There is little easy money around at the moment so in some ways the problems are expected. Investors are battling with their allocation models and preferring to extend due diligence to buy time as well as comfort. Private equity fundraising has also crashed in the first quarter, to $15 billion from $82 billion in the same period of the previous year, according to Dow Jones. But the youth of infrastructure as an asset class has made the tumble seem more severe.
Many of the funds coming to market are first timers, from the likes of private equity brand names like KKR to newer firms such as Table Rock or Alterna, which are targeting $7 billion between them. New funds can’t tap into existing relationships, making fundraising more difficult in the short term. Some might be forced to delay closes until the market improves – hopefully later this year.
It’s a crucial test for the development of the market. Things could stall if the funding gap makes deals impossible to complete for another year – already evident in some of the schemes stalled for months for lack of credit. On the debt side, frozen lending markets have seen the likes of the UK government being forced to lend directly to some projects, such as Greater Manchester’s waste plan which commercial banks won’t sign off on.
There’s no denying the severity of the short-term issues, but the funding hiccups also reflect a market in flux.
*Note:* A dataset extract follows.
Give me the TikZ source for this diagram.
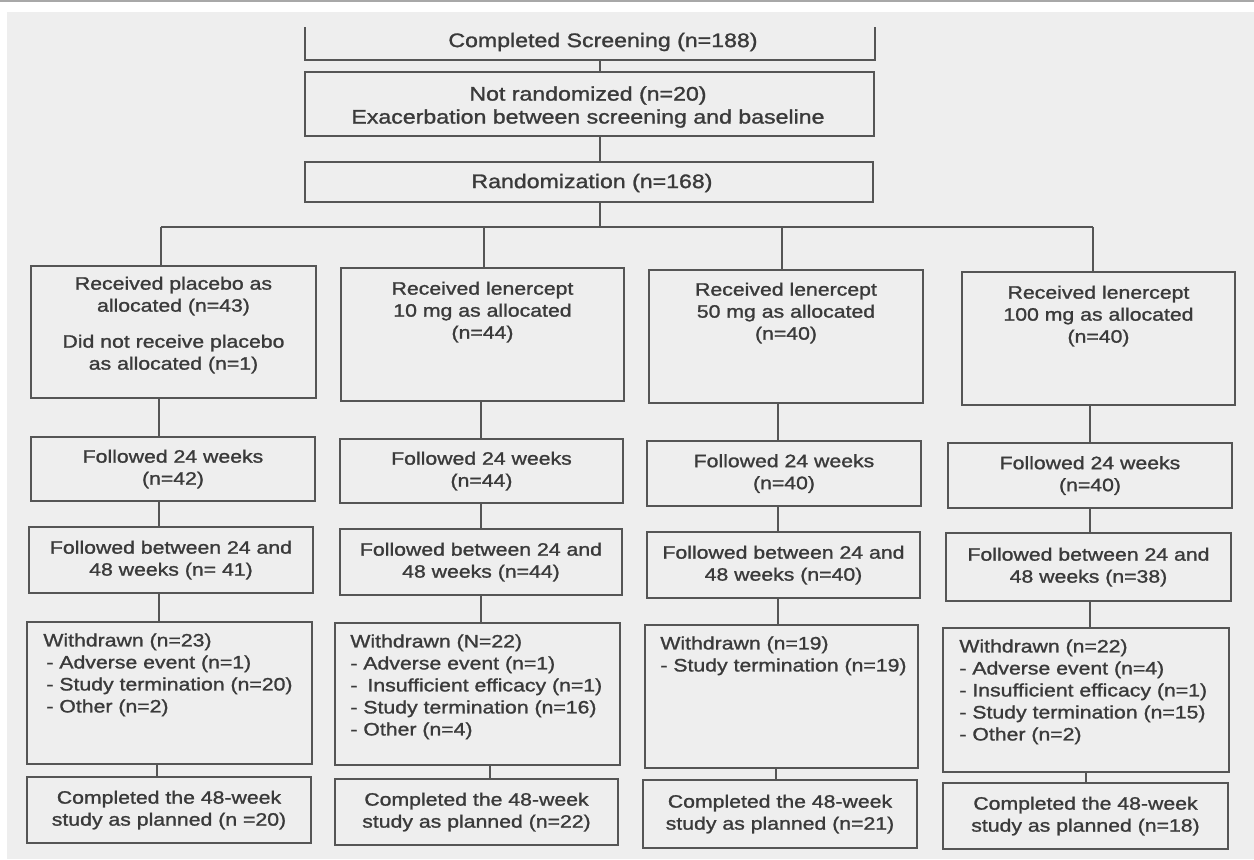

We speak to pension funds and others who regard infrastructure investment as a “natural fit”, to quote one. The returns can seem modest compared to other asset classes – such as private equity – but there are secure, long-term cashflows and usefully higher yields than, for example, government bonds. Some big money needs to be thrown at global infrastructure, and instutuional investors in particular are the key to making this happen.
Fortunately, they’re rising to the challenge. But most won’t go along with some of the more opportunistic, short term moves that, over the past month, have seen companies such as Babcock and Brown hit troubled waters. These new investors are after stable, long term returns. They don’t like deals to be too highly leveraged. And they’re wary of taking market risk, ruling out some of the brownfield investment proposals of recent years.
Perhaps the problems at Babcock and elsewhere would have sounded the death knell for strategies like this anyway, with an inevitable shift towards greater equity stakes and a much clearer risk-reward profile. But the fundraising crisis will force the market to mature much more quickly – and that must be a good thing, as governments around the world look to private finance for essential infrastructure they cannot afford to neglect.